▶ [GIVEN INSTRUCTION]
From the first line of the listing below, retype each line up to and including the one with "const yTicks = [0, 5, 10, 15, 20, 25, 30];"; pictures stay out.

- - -

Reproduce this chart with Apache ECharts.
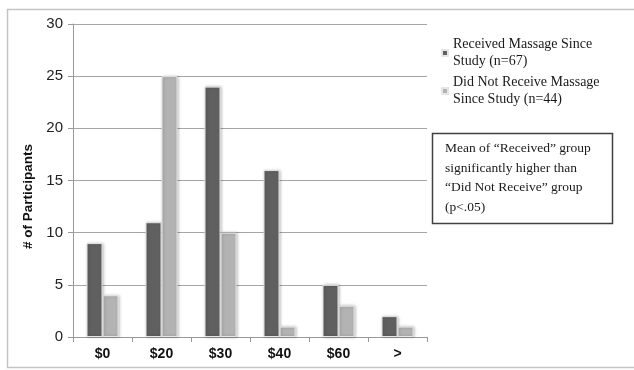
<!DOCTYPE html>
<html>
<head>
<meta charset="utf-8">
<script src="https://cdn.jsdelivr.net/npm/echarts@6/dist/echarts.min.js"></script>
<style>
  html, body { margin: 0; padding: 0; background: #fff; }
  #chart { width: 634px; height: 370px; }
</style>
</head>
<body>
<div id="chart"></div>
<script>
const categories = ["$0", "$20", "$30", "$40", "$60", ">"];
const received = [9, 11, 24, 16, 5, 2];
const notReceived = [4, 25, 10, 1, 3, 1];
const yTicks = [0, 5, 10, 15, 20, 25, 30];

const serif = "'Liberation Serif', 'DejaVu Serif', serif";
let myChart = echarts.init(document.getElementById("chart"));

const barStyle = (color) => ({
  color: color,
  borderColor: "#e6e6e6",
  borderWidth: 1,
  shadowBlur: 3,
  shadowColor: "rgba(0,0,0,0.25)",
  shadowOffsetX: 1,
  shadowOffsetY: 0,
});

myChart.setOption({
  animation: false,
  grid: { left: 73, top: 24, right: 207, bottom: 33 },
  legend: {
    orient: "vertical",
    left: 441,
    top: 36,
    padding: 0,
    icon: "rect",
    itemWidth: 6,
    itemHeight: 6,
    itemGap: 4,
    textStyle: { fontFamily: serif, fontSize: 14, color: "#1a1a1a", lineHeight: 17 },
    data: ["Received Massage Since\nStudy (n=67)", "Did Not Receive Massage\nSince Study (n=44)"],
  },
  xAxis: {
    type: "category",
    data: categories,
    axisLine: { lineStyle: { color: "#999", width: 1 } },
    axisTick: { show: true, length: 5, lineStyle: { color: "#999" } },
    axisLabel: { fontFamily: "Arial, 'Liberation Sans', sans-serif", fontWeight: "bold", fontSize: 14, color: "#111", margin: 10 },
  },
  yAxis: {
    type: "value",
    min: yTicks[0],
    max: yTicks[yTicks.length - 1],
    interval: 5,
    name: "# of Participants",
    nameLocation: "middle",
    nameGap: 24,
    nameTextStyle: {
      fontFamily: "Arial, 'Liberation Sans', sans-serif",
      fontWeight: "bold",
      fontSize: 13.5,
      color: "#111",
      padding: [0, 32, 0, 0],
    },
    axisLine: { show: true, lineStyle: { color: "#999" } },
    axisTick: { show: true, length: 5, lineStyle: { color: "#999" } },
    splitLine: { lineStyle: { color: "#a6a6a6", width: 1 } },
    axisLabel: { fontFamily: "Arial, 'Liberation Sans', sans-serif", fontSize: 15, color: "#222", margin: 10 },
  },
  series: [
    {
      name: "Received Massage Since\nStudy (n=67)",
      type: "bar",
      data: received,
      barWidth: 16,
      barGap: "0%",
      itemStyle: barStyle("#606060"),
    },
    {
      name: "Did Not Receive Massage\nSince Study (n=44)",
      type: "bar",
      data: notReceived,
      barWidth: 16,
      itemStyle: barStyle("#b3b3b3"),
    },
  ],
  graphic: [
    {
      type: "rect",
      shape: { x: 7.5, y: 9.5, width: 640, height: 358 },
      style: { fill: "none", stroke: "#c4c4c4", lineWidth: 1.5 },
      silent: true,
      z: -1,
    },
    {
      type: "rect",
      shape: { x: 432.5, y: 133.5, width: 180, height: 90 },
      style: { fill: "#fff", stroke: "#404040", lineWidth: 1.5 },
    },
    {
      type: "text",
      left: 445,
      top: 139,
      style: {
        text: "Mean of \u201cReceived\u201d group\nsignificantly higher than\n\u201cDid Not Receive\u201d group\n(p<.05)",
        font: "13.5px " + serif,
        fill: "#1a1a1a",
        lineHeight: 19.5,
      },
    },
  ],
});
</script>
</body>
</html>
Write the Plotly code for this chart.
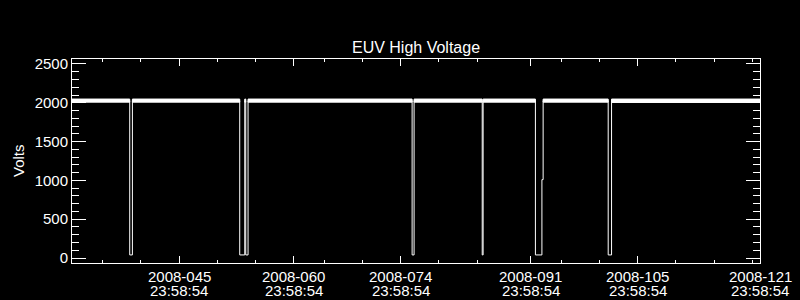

- - -

▶ [TASK RESPONSE]
Reproduce this chart with Apache ECharts.
<!DOCTYPE html>
<html>
<head>
<meta charset="utf-8">
<script src="https://cdn.jsdelivr.net/npm/echarts@6/dist/echarts.min.js"></script>
<style>
  html, body { margin: 0; padding: 0; background: #fff; }
  #chart { width: 634px; height: 370px; }
</style>
</head>
<body>
<div id="chart"></div>
<script>
const categories = ["$0", "$20", "$30", "$40", "$60", ">"];
const received = [9, 11, 24, 16, 5, 2];
const notReceived = [4, 25, 10, 1, 3, 1];
const yTicks = [0, 5, 10, 15, 20, 25, 30];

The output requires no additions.